Musk declined to provide too many details, saying he would unveil the system at a conference in September. But he was clearly excited about the prospect and could barely contain himself.

“This is going to be mind blowing,” he said. “Mind blowing. It’s going to be really great.”

At another point he said: “I’m so tempted to talk more about the details of it. But I have to restrain myself.”

Still, he said that “the first mission wouldn’t have a huge number of people on it, because if something goes wrong, we want to risk the fewest number of lives as possible.”

And he acknowledged that the company would have to “get lucky and things go according to plan” to hit a launch window for manned flight in late 2024, with a landing in 2025.

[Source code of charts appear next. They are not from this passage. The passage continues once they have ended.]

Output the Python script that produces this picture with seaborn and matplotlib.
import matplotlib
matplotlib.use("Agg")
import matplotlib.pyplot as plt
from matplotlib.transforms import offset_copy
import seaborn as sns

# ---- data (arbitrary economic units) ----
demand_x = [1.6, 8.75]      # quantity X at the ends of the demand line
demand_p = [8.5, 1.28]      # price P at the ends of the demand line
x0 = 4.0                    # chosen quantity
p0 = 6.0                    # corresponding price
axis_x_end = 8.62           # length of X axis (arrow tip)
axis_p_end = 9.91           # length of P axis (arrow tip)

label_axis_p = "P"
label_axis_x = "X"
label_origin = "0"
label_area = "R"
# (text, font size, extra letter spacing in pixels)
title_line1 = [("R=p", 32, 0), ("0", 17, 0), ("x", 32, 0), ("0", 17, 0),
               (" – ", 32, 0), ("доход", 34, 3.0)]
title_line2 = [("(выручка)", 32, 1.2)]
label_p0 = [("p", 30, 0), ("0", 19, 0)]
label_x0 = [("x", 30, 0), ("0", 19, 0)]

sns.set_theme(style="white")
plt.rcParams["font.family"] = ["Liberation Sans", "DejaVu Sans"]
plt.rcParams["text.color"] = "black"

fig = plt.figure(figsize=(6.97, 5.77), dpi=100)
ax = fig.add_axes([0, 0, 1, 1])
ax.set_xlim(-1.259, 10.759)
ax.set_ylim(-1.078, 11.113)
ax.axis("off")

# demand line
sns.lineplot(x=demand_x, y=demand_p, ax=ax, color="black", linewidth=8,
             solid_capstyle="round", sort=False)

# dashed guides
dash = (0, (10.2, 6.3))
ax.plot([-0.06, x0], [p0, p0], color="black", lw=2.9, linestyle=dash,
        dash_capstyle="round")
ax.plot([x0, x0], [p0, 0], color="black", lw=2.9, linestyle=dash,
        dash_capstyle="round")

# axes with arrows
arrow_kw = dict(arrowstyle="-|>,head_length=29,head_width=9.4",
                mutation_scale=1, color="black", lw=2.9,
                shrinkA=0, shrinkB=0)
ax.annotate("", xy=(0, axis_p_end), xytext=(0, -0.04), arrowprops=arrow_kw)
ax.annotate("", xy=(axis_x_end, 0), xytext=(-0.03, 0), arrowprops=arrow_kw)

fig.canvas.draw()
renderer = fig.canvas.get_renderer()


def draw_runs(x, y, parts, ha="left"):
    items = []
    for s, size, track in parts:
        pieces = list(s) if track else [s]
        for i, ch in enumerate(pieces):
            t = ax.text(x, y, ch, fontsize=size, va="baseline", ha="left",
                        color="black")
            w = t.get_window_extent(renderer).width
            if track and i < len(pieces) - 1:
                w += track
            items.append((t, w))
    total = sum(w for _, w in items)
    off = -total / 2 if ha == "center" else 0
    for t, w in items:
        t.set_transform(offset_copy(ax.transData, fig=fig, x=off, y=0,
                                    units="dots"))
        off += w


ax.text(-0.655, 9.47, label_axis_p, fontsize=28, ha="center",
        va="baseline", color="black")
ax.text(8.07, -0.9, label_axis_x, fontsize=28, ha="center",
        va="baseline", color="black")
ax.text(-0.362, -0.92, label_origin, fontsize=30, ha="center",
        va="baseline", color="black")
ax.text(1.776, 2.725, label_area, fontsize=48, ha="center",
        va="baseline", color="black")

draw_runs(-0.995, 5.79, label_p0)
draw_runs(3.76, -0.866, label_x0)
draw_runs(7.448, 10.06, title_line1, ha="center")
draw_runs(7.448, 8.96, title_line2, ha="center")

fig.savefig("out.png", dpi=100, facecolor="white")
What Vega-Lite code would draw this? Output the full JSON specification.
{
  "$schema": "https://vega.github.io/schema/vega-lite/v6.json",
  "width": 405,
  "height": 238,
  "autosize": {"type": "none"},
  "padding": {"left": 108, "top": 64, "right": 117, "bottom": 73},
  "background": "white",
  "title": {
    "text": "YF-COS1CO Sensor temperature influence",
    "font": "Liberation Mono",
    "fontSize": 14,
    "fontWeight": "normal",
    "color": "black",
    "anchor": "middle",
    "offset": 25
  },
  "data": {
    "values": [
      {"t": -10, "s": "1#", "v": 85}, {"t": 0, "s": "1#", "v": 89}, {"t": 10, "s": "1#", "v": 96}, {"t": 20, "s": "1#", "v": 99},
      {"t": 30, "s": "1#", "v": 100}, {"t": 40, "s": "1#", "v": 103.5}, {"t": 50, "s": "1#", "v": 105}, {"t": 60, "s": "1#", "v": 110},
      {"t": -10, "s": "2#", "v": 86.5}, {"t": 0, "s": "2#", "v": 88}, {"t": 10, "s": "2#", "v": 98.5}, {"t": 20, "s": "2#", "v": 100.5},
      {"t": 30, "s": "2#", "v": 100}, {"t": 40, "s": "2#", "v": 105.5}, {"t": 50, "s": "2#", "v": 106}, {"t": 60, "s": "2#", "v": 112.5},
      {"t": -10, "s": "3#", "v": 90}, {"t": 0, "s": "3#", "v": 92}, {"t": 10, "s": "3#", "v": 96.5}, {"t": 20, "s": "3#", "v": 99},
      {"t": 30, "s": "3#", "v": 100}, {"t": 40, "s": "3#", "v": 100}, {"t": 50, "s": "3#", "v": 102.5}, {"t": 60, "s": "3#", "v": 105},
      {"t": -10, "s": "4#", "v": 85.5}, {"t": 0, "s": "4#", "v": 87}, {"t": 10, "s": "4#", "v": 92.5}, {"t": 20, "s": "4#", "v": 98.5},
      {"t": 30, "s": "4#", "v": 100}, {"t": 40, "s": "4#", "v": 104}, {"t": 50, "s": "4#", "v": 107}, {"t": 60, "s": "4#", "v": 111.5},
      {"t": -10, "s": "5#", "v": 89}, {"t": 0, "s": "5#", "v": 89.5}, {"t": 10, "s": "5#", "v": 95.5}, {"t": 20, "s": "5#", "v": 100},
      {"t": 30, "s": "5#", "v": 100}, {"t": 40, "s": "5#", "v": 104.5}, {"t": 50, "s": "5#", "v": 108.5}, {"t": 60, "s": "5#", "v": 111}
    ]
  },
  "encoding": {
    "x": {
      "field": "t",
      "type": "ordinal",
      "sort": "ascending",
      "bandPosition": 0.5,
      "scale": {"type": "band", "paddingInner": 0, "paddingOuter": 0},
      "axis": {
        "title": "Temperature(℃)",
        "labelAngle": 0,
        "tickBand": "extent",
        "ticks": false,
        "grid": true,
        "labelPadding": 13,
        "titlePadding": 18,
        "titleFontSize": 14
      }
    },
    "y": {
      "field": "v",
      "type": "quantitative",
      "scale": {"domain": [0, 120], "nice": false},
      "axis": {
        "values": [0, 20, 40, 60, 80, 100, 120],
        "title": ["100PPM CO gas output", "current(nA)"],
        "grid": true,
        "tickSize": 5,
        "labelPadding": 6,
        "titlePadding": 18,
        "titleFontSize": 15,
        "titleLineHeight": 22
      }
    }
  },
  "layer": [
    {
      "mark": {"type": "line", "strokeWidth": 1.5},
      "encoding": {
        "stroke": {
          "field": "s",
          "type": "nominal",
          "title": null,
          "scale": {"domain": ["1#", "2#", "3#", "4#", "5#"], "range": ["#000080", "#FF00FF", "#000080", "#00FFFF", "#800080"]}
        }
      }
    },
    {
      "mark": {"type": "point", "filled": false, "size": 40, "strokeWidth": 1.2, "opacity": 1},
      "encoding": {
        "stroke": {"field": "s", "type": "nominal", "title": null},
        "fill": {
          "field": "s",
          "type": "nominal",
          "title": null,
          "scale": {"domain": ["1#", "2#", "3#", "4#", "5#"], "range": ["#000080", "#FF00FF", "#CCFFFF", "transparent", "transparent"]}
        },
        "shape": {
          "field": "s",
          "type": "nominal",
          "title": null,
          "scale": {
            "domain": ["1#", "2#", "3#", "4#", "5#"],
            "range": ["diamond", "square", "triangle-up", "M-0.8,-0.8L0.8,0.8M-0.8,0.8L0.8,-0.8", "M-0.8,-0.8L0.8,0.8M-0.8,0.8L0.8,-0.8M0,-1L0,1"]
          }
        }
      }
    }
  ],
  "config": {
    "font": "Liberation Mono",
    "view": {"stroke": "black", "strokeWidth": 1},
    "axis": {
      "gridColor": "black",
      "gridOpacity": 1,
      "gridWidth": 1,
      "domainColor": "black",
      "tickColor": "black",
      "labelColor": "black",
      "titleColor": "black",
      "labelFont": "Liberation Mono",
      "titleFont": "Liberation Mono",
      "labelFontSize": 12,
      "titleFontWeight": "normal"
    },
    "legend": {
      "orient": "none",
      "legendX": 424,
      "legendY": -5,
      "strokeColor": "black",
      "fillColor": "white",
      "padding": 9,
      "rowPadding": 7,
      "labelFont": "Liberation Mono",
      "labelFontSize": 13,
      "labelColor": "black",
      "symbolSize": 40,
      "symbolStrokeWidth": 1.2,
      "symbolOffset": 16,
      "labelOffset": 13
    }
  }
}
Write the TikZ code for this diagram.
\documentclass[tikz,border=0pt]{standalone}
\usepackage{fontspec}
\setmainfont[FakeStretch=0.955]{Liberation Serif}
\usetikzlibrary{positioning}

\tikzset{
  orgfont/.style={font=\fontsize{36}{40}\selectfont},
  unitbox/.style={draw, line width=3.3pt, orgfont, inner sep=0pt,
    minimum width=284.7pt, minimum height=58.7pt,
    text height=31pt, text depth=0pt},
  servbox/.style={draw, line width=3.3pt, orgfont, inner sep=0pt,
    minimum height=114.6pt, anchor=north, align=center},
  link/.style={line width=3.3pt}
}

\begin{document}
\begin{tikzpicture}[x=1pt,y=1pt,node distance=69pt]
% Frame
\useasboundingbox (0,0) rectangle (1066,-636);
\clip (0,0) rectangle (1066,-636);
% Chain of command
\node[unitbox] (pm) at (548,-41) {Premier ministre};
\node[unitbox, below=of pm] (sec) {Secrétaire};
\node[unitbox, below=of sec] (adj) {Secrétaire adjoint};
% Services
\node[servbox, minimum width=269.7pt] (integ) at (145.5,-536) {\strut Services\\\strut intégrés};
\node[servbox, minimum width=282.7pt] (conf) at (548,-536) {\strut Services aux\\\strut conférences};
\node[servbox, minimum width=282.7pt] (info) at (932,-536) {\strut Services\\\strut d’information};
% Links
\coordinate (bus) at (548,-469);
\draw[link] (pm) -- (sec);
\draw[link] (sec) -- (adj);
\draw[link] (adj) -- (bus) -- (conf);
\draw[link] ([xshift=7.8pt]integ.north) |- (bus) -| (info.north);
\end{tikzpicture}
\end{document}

“But I do want to emphasize this is not about sending a few people to Mars,” he continued. “It’s about having an architecture that would enable the creation of a self-sustaining city on Mars with the objective of being a multi-planet species and a true space-faring civilization and one day being out there among the stars.”

He said he hadn’t yet figured out who would be among the first to go, or how they would be chosen. But he said they would be pioneers willing to take the risk. "Hopefully there’s enough people who are like that who are willing to go build the foundation, at great risk, for a Martian city.

“It’s dangerous and probably people will die—and they’ll know that,” he continued. “And then they’ll pave the way, and ultimately it will be very safe to go to Mars, and it will very comfortable. But that will be many years in the future.”